We want to understand how the time taken by np.clip() changes as the size of the input array grows.

Specifically, how does the work increase when we have more numbers to bound?

Scenario Under Consideration

Analyze the time complexity of the following code snippet.

import numpy as np

arr = np.random.randn(1000)
bounded = np.clip(arr, a_min=-1, a_max=1)

This code creates an array of 1000 random numbers and then limits each value to be between -1 and 1.

Identify Repeating Operations

Identify the loops, recursion, array traversals that repeat.

  • Primary operation: Checking and bounding each element in the array.
  • How many times: Once for every element in the input array.
How Execution Grows With Input

As the array size grows, the number of elements to check and bound grows the same way.

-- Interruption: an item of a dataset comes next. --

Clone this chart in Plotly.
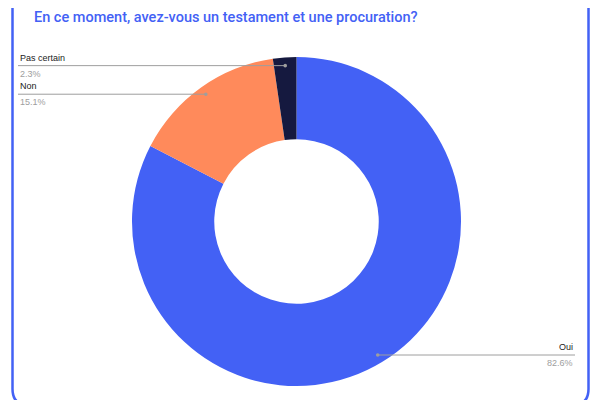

Input Size (n)Approx. Operations
10About 10 checks and bounds
100About 100 checks and bounds
1000About 1000 checks and bounds

Pattern observation: The work grows directly in proportion to the number of elements.

Final Time Complexity

Time Complexity: O(n)

This means the time taken grows linearly with the number of elements to bound.

Common Mistake

[X] Wrong: "np.clip() runs in constant time no matter the array size because it's a single function call."

[OK] Correct: Even though it's one function call, it processes each element inside, so the time depends on how many elements there are.

Interview Connect

Knowing how functions like np.clip() scale helps you explain performance clearly and choose the right tools for big data.

Self-Check

"What if we used np.clip() on a 2D array instead of 1D? How would the time complexity change?"